▸ **TASK DETAILS**: Please retype the data in full and exactly; the pictures are not part of the copy.

▸ **INFORMATION SHOWN**:
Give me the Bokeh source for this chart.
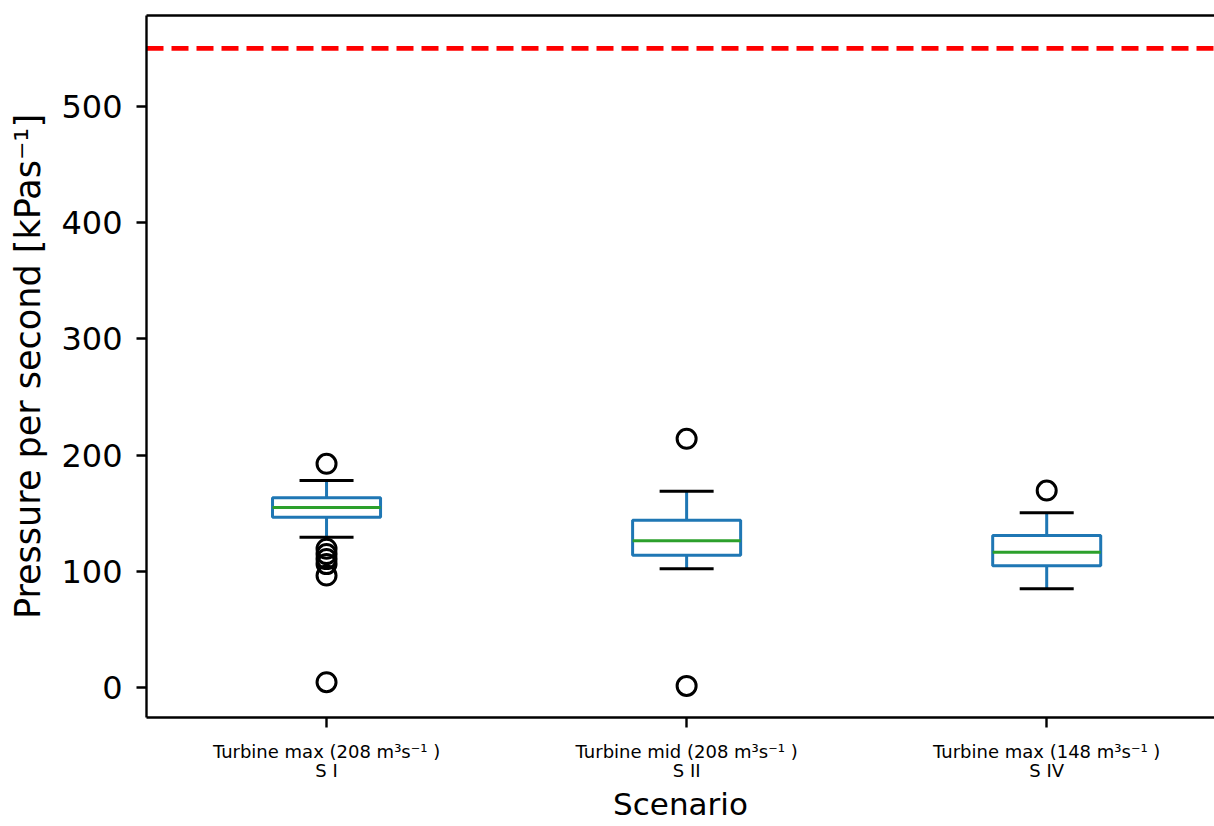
from bokeh.plotting import figure
from bokeh.models import Range1d, FixedTicker, LinearAxis, ColumnDataSource
from bokeh.embed import file_html
from bokeh.resources import INLINE

# ---- data ----
positions = [1, 2, 3]
tick_labels = [
    "Turbine max (208 m³s⁻¹ )\nS I",
    "Turbine mid (208 m³s⁻¹ )\nS II",
    "Turbine max (148 m³s⁻¹ )\nS IV",
]
q1 = [146.6, 113.9, 104.7]
median = [154.9, 126.2, 116.4]
q3 = [163.2, 144.0, 130.8]
whisker_low = [129.3, 102.1, 84.9]
whisker_high = [178.1, 168.9, 150.3]
outliers = [
    [192.5, 119.4, 114.8, 110.5, 106.2, 96.4, 4.6],
    [214.0, 1.4],
    [169.5],
]
threshold = 550
y_ticks = [0, 100, 200, 300, 400, 500]

FONT = "DejaVu Sans"
BLUE = "#1f77b4"
GREEN = "#2ca02c"
BOX_W = 0.30
CAP_W = 0.15
X0, X1 = 0.5, 3.466

p = figure(width=1214, height=826, output_backend="svg", toolbar_location=None,
           x_range=Range1d(X0, X1), y_range=Range1d(-25.8, 578.3),
           min_border_left=146, min_border_right=0, min_border_top=15, min_border_bottom=109)
p.outline_line_color = None
p.xgrid.visible = False
p.ygrid.visible = False
p.background_fill_color = "white"

box_src = ColumnDataSource(dict(
    x=positions, q1=q1, q3=q3, med=median, lo=whisker_low, hi=whisker_high,
    xl=[x - BOX_W / 2 for x in positions], xr=[x + BOX_W / 2 for x in positions],
    cl=[x - CAP_W / 2 for x in positions], cr=[x + CAP_W / 2 for x in positions],
))

# whiskers
p.segment(x0="x", y0="q3", x1="x", y1="hi", source=box_src, line_color=BLUE, line_width=3)
p.segment(x0="x", y0="q1", x1="x", y1="lo", source=box_src, line_color=BLUE, line_width=3)
# caps
p.segment(x0="cl", y0="hi", x1="cr", y1="hi", source=box_src, line_color="black", line_width=3)
p.segment(x0="cl", y0="lo", x1="cr", y1="lo", source=box_src, line_color="black", line_width=3)
# boxes
p.vbar(x="x", width=BOX_W, bottom="q1", top="q3", source=box_src,
       fill_color="white", line_color=BLUE, line_width=3)
# medians
p.segment(x0="xl", y0="med", x1="xr", y1="med", source=box_src, line_color=GREEN, line_width=3)

# outliers
ox, oy = [], []
for x, vals in zip(positions, outliers):
    for v in vals:
        ox.append(x)
        oy.append(v)
p.scatter(ox, oy, marker="circle", size=19, fill_color=None, line_color="black", line_width=3)

# threshold line
p.line([X0, X1], [threshold, threshold], line_color="red", line_width=4.6, line_dash="17 8")

# axes
for ax in (p.xaxis[0], p.yaxis[0]):
    ax.axis_line_color = "black"
    ax.axis_line_width = 2.4
    ax.major_tick_line_color = "black"
    ax.major_tick_line_width = 2.4
    ax.major_tick_in = 0
    ax.major_tick_out = 10
    ax.minor_tick_line_color = None
    ax.major_label_text_font = FONT
    ax.major_label_text_color = "black"
    ax.axis_label_text_font = FONT
    ax.axis_label_text_font_style = "normal"
    ax.axis_label_text_color = "black"

p.xaxis.ticker = FixedTicker(ticks=positions)
p.xaxis.major_label_overrides = {pos: lab for pos, lab in zip(positions, tick_labels)}
p.xaxis.major_label_text_font_size = "18px"
p.xaxis.major_label_text_line_height = 0.95
p.xaxis.major_label_standoff = 13
p.xaxis.axis_label = "Scenario"
p.xaxis.axis_label_text_font_size = "31px"
p.xaxis.axis_label_text_line_height = 1.0
p.xaxis.axis_label_standoff = 2

p.yaxis.ticker = FixedTicker(ticks=y_ticks)
p.yaxis.major_label_text_font_size = "32px"
p.yaxis.major_label_standoff = 14
p.yaxis.axis_label = "Pressure per second [kPas⁻¹]"
p.yaxis.axis_label_text_font_size = "35px"
p.yaxis.axis_label_text_line_height = 1.0
p.yaxis.axis_label_standoff = 10

top = LinearAxis(ticker=FixedTicker(ticks=[]), axis_line_color="black", axis_line_width=2.4,
                 major_tick_line_color=None, minor_tick_line_color=None,
                 major_label_text_font_size="0px", major_tick_out=0, major_tick_in=0,
                 major_label_standoff=0)
p.add_layout(top, "above")

open("out.html", "w").write(file_html(p, INLINE))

▸ **FINAL RESULT**:
Give me the Bokeh source for this chart.
from bokeh.plotting import figure
from bokeh.models import Range1d, FixedTicker, LinearAxis, ColumnDataSource
from bokeh.embed import file_html
from bokeh.resources import INLINE

# ---- data ----
positions = [1, 2, 3]
tick_labels = [
    "Turbine max (208 m³s⁻¹ )\nS I",
    "Turbine mid (208 m³s⁻¹ )\nS II",
    "Turbine max (148 m³s⁻¹ )\nS IV",
]
q1 = [146.6, 113.9, 104.7]
median = [154.9, 126.2, 116.4]
q3 = [163.2, 144.0, 130.8]
whisker_low = [129.3, 102.1, 84.9]
whisker_high = [178.1, 168.9, 150.3]
outliers = [
    [192.5, 119.4, 114.8, 110.5, 106.2, 96.4, 4.6],
    [214.0, 1.4],
    [169.5],
]
threshold = 550
y_ticks = [0, 100, 200, 300, 400, 500]

FONT = "DejaVu Sans"
BLUE = "#1f77b4"
GREEN = "#2ca02c"
BOX_W = 0.30
CAP_W = 0.15
X0, X1 = 0.5, 3.466

p = figure(width=1214, height=826, output_backend="svg", toolbar_location=None,
           x_range=Range1d(X0, X1), y_range=Range1d(-25.8, 578.3),
           min_border_left=146, min_border_right=0, min_border_top=15, min_border_bottom=109)
p.outline_line_color = None
p.xgrid.visible = False
p.ygrid.visible = False
p.background_fill_color = "white"

box_src = ColumnDataSource(dict(
    x=positions, q1=q1, q3=q3, med=median, lo=whisker_low, hi=whisker_high,
    xl=[x - BOX_W / 2 for x in positions], xr=[x + BOX_W / 2 for x in positions],
    cl=[x - CAP_W / 2 for x in positions], cr=[x + CAP_W / 2 for x in positions],
))

# whiskers
p.segment(x0="x", y0="q3", x1="x", y1="hi", source=box_src, line_color=BLUE, line_width=3)
p.segment(x0="x", y0="q1", x1="x", y1="lo", source=box_src, line_color=BLUE, line_width=3)
# caps
p.segment(x0="cl", y0="hi", x1="cr", y1="hi", source=box_src, line_color="black", line_width=3)
p.segment(x0="cl", y0="lo", x1="cr", y1="lo", source=box_src, line_color="black", line_width=3)
# boxes
p.vbar(x="x", width=BOX_W, bottom="q1", top="q3", source=box_src,
       fill_color="white", line_color=BLUE, line_width=3)
# medians
p.segment(x0="xl", y0="med", x1="xr", y1="med", source=box_src, line_color=GREEN, line_width=3)

# outliers
ox, oy = [], []
for x, vals in zip(positions, outliers):
    for v in vals:
        ox.append(x)
        oy.append(v)
p.scatter(ox, oy, marker="circle", size=19, fill_color=None, line_color="black", line_width=3)

# threshold line
p.line([X0, X1], [threshold, threshold], line_color="red", line_width=4.6, line_dash="17 8")

# axes
for ax in (p.xaxis[0], p.yaxis[0]):
    ax.axis_line_color = "black"
    ax.axis_line_width = 2.4
    ax.major_tick_line_color = "black"
    ax.major_tick_line_width = 2.4
    ax.major_tick_in = 0
    ax.major_tick_out = 10
    ax.minor_tick_line_color = None
    ax.major_label_text_font = FONT
    ax.major_label_text_color = "black"
    ax.axis_label_text_font = FONT
    ax.axis_label_text_font_style = "normal"
    ax.axis_label_text_color = "black"

p.xaxis.ticker = FixedTicker(ticks=positions)
p.xaxis.major_label_overrides = {pos: lab for pos, lab in zip(positions, tick_labels)}
p.xaxis.major_label_text_font_size = "18px"
p.xaxis.major_label_text_line_height = 0.95
p.xaxis.major_label_standoff = 13
p.xaxis.axis_label = "Scenario"
p.xaxis.axis_label_text_font_size = "31px"
p.xaxis.axis_label_text_line_height = 1.0
p.xaxis.axis_label_standoff = 2

p.yaxis.ticker = FixedTicker(ticks=y_ticks)
p.yaxis.major_label_text_font_size = "32px"
p.yaxis.major_label_standoff = 14
p.yaxis.axis_label = "Pressure per second [kPas⁻¹]"
p.yaxis.axis_label_text_font_size = "35px"
p.yaxis.axis_label_text_line_height = 1.0
p.yaxis.axis_label_standoff = 10

top = LinearAxis(ticker=FixedTicker(ticks=[]), axis_line_color="black", axis_line_width=2.4,
                 major_tick_line_color=None, minor_tick_line_color=None,
                 major_label_text_font_size="0px", major_tick_out=0, major_tick_in=0,
                 major_label_standoff=0)
p.add_layout(top, "above")

open("out.html", "w").write(file_html(p, INLINE))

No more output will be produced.